I’ve also done some modelling for an artist, one-on-one. The same premises apply, but it’s a lot more relaxed and informal. It can be a bit strange, and not something that’s the norm or indeed always recommended (always trust gut instinct and put safety first), but there’s a bit of freedom and artistic licence allowed for the model. During the [whole day] sessions I got to try out a variety of poses, and a whole heap of different styles of art were created. The artist would never draw the whole of me, and so I only had to worry about keeping certain parts still, meaning I could still chat, move around or wiggle my toes.

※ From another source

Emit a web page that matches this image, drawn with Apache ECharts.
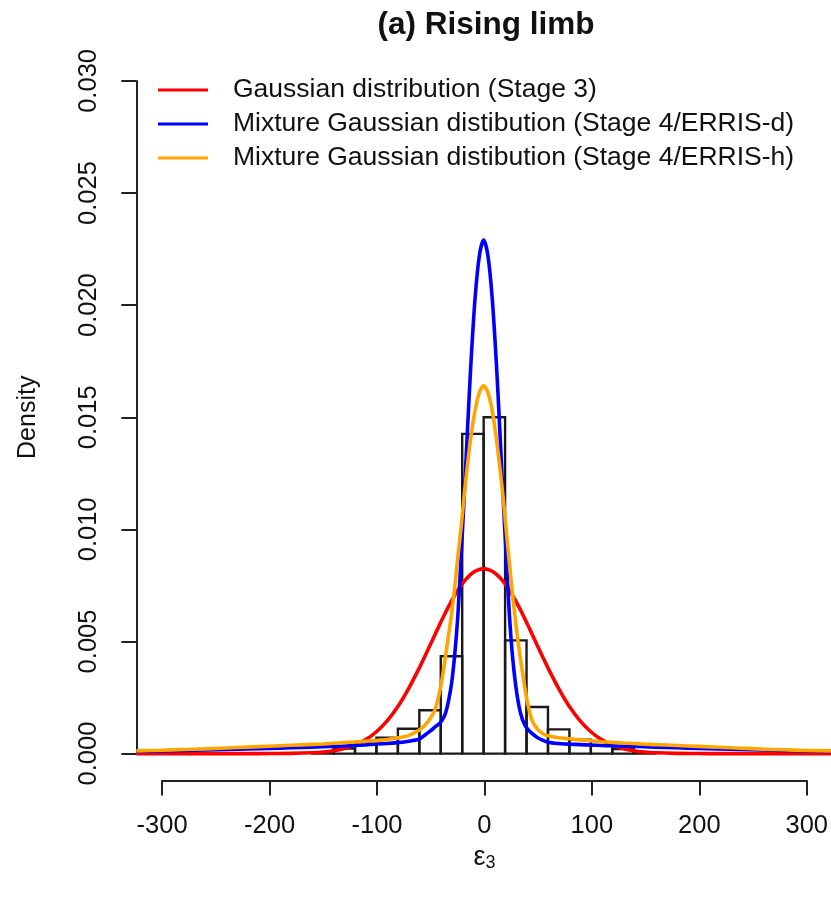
<!DOCTYPE html>
<html>
<head>
<meta charset="utf-8">
<script src="https://cdn.jsdelivr.net/npm/echarts@6/dist/echarts.min.js"></script>
<style>
  html, body { margin: 0; padding: 0; background: #ffffff; }
  #chart { width: 831px; height: 906px; }
</style>
</head>
<body>
<div id="chart"></div>
<script>
// ---------------- data ----------------
const titleText = '(a) Rising limb';
const seriesNames = [
  'Gaussian distribution (Stage 3)',
  'Mixture Gaussian distibution (Stage 4/ERRIS-d)',
  'Mixture Gaussian distibution (Stage 4/ERRIS-h)'
];
const xTicks = [-300, -200, -100, 0, 100, 200, 300];
const yTicks = [0.000, 0.005, 0.010, 0.015, 0.020, 0.025, 0.030];

// histogram: bin edges and densities
const binEdges = [-160, -140, -120, -100, -80, -60, -40, -20, 0, 20, 40, 60, 80, 100, 120, 140, 160];
const binDensity = [0.00004, 0.00022, 0.00052, 0.00071, 0.00111, 0.00193, 0.00434, 0.01426,
                    0.01500, 0.00505, 0.00208, 0.00108, 0.00062, 0.00036, 0.00020, 0.00004];

// sample points of the curves
const curveX = [-324, -300, -280, -260, -240, -220, -200, -180, -160, -150, -140, -130, -120, -110,
  -100, -90, -80, -70, -60, -55, -50, -45, -40, -36, -33, -30, -27, -24, -21, -18, -15, -12, -8, -4,
  0, 4, 8, 12, 15, 18, 21, 24, 27, 30, 33, 36, 40, 45, 50, 55, 60, 70, 80, 90, 100, 110, 120, 130,
  140, 150, 160, 180, 200, 220, 240, 260, 280, 300, 324];

const gaussStage3 = [0, 0, 0, 0, 0, 0.0000003, 0.0000016, 0.0000082, 0.000035, 0.000068, 0.000126, 0.000224, 0.000381, 0.000623,
  0.000975, 0.00146, 0.0021, 0.0029, 0.00382, 0.00432, 0.00483, 0.00535, 0.00586, 0.00625, 0.00653, 0.0068, 0.00705, 0.00729, 0.0075, 0.00769, 0.00785, 0.00799, 0.00813, 0.00821,
  0.00825, 0.00821, 0.00813, 0.00799, 0.00785, 0.00769, 0.0075, 0.00729, 0.00705, 0.0068, 0.00653, 0.00625, 0.00586, 0.00535, 0.00483, 0.00432, 0.00382, 0.0029, 0.0021, 0.00146, 0.000975, 0.000623, 0.000381, 0.000224,
  0.000126, 0.000068, 0.000035, 0.0000082, 0.0000016, 0.0000003, 0, 0, 0, 0, 0];

const mixErrisD = [0.00010, 0.00012, 0.00014, 0.00016, 0.00018, 0.00021, 0.00023, 0.00026, 0.00029, 0.00031, 0.00032, 0.00034, 0.00036, 0.00039,
  0.00043, 0.00045, 0.00049, 0.00055, 0.00065, 0.00082, 0.00100, 0.00120, 0.00140, 0.00175, 0.0023, 0.0031, 0.0044, 0.0062, 0.0088, 0.0116, 0.0145, 0.0173, 0.0203, 0.0222,
  0.0229, 0.0222, 0.0203, 0.0173, 0.0145, 0.0116, 0.0088, 0.0062, 0.0043, 0.0030, 0.0021, 0.00155, 0.00115, 0.00090, 0.00072, 0.00060, 0.00051, 0.00045, 0.00042, 0.00040, 0.00038, 0.00036, 0.00035, 0.00033,
  0.00032, 0.00031, 0.00029, 0.00026, 0.00023, 0.00021, 0.00018, 0.00016, 0.00014, 0.00012, 0.00010];

const mixErrisH = [0.00012, 0.00015, 0.00018, 0.00021, 0.00025, 0.00029, 0.00033, 0.00037, 0.00041, 0.00043, 0.00046, 0.00049, 0.00052, 0.00055,
  0.00058, 0.00063, 0.00070, 0.00080, 0.00105, 0.00125, 0.00155, 0.0020, 0.0030, 0.0042, 0.0052, 0.0062, 0.0074, 0.0088, 0.0101, 0.0116, 0.0129, 0.0141, 0.0153, 0.0161,
  0.0164, 0.0161, 0.0153, 0.0140, 0.0128, 0.0115, 0.0100, 0.0085, 0.0071, 0.0058, 0.0047, 0.0037, 0.0025, 0.0015, 0.0011, 0.00090, 0.00080, 0.00071, 0.00066, 0.00061, 0.00057, 0.00053, 0.00050, 0.00047,
  0.00045, 0.00042, 0.00040, 0.00036, 0.00032, 0.00028, 0.00024, 0.00020, 0.00017, 0.00014, 0.00012];

const lineColors = ['#ff0000', '#0000ff', '#ffa500'];

// ---------------- layout ----------------
const FONT = '"Liberation Sans", Arial, Helvetica, sans-serif';
const plot = { left: 136.3, right: 833.5, top: 54, bottom: 780.5 };
const xUsr = [-324, 324];
const yUsr = [-0.0012, 0.0312];
const xPx = v => plot.left + (v - xUsr[0]) / (xUsr[1] - xUsr[0]) * (plot.right - plot.left);
const yPx = v => plot.bottom - (v - yUsr[0]) / (yUsr[1] - yUsr[0]) * (plot.bottom - plot.top);

const histData = binDensity.map((d, i) => [binEdges[i], binEdges[i + 1], d]);
const mk = arr => curveX.map((x, i) => [x, arr[i]]);

const axisColor = '#222222';
const LW = 3.6;

const chart = echarts.init(document.getElementById('chart'), null, { renderer: 'canvas' });
chart.setOption({
  backgroundColor: '#ffffff',
  animation: false,
  textStyle: { fontFamily: FONT },
  graphic: [{
    type: 'text', x: 486, y: 9,
    style: { text: titleText, font: 'bold 31.5px ' + FONT, fill: '#111', textAlign: 'center', textVerticalAlign: 'top' }
  }],
  legend: {
    orient: 'vertical', left: 153, top: 68,
    data: seriesNames,
    icon: 'rect', itemWidth: 50, itemHeight: 3, itemGap: 0,
    textStyle: { fontSize: 26.5, color: '#111', fontFamily: FONT, lineHeight: 34, padding: [0, 0, 0, 20] }
  },
  grid: [
    { left: plot.left, top: plot.top, width: plot.right - plot.left, height: plot.bottom - plot.top },
    { left: xPx(xTicks[0]), top: plot.bottom - 1, width: xPx(xTicks[xTicks.length - 1]) - xPx(xTicks[0]), height: 1 },
    { left: plot.left, top: yPx(yTicks[yTicks.length - 1]), width: 1, height: yPx(yTicks[0]) - yPx(yTicks[yTicks.length - 1]) }
  ],
  xAxis: [
    { gridIndex: 0, type: 'value', min: xUsr[0], max: xUsr[1], show: false },
    { gridIndex: 1, type: 'value', min: xTicks[0], max: xTicks[xTicks.length - 1], interval: 100,
      axisLine: { show: true, lineStyle: { color: axisColor, width: 2 } },
      axisTick: { show: true, length: 15, lineStyle: { color: axisColor, width: 2 } },
      axisLabel: { fontSize: 25.5, color: '#111', margin: 32, fontFamily: FONT, showMinLabel: true, showMaxLabel: true },
      splitLine: { show: false },
      name: '{e|ε}{s|3}', nameLocation: 'middle', nameGap: 62,
      nameTextStyle: { color: '#111', rich: {
        e: { fontSize: 27, lineHeight: 30, fontFamily: FONT, color: '#111' },
        s: { fontSize: 18, lineHeight: 18, verticalAlign: 'bottom', fontFamily: FONT, color: '#111' }
      } } },
    { gridIndex: 2, type: 'value', show: false }
  ],
  yAxis: [
    { gridIndex: 0, type: 'value', min: yUsr[0], max: yUsr[1], show: false },
    { gridIndex: 1, type: 'value', show: false },
    { gridIndex: 2, type: 'value', min: yTicks[0], max: yTicks[yTicks.length - 1], interval: 0.005,
      axisLine: { show: true, lineStyle: { color: axisColor, width: 2 } },
      axisTick: { show: true, length: 15, lineStyle: { color: axisColor, width: 2 } },
      axisLabel: { fontSize: 25.5, color: '#111', margin: 34, rotate: 90, fontFamily: FONT,
        showMinLabel: true, showMaxLabel: true, formatter: v => v.toFixed(3) },
      splitLine: { show: false },
      name: 'Density', nameLocation: 'middle', nameGap: 96, nameRotate: 90,
      nameTextStyle: { fontSize: 25, color: '#111', fontFamily: FONT } }
  ],
  series: [
    {
      type: 'custom', name: 'hist', xAxisIndex: 0, yAxisIndex: 0,
      data: histData, encode: { x: [0, 1], y: 2 }, clip: true,
      renderItem: (params, api) => {
        const p0 = api.coord([api.value(0), 0]);
        const p1 = api.coord([api.value(1), api.value(2)]);
        return {
          type: 'rect',
          shape: { x: p0[0], y: p1[1], width: p1[0] - p0[0], height: p0[1] - p1[1] },
          style: { fill: 'none', stroke: '#1a1a1a', lineWidth: 2.4 }
        };
      },
      z: 1
    },
    { type: 'line', name: seriesNames[0], data: mk(gaussStage3), xAxisIndex: 0, yAxisIndex: 0,
      showSymbol: false, symbol: 'none', smooth: 0.3, color: lineColors[0],
      lineStyle: { color: lineColors[0], width: LW }, z: 3 },
    { type: 'line', name: seriesNames[1], data: mk(mixErrisD), xAxisIndex: 0, yAxisIndex: 0,
      showSymbol: false, symbol: 'none', smooth: 0.3, color: lineColors[1],
      lineStyle: { color: lineColors[1], width: LW }, z: 3 },
    { type: 'line', name: seriesNames[2], data: mk(mixErrisH), xAxisIndex: 0, yAxisIndex: 0,
      showSymbol: false, symbol: 'none', smooth: 0.3, color: lineColors[2],
      lineStyle: { color: lineColors[2], width: LW }, z: 3 }
  ]
});
</script>
</body>
</html>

If you want to get into it, I’d suggest having a chat with any local art groups or schools and go from there. You don’t need any formal training but you do need an understanding of what’s involved.
If you’re in the UK, you can join the Register of Artists’ Models (RAM) which is a UK register and aims to help raise the standards for life modelling. Art Nude UK is a site that aims to bring together all factions of life modelling and provide a self-promotion platform for models.
Apparently Sean Connery was a life model in Edinburgh in his early twenties, so you’d be in good company.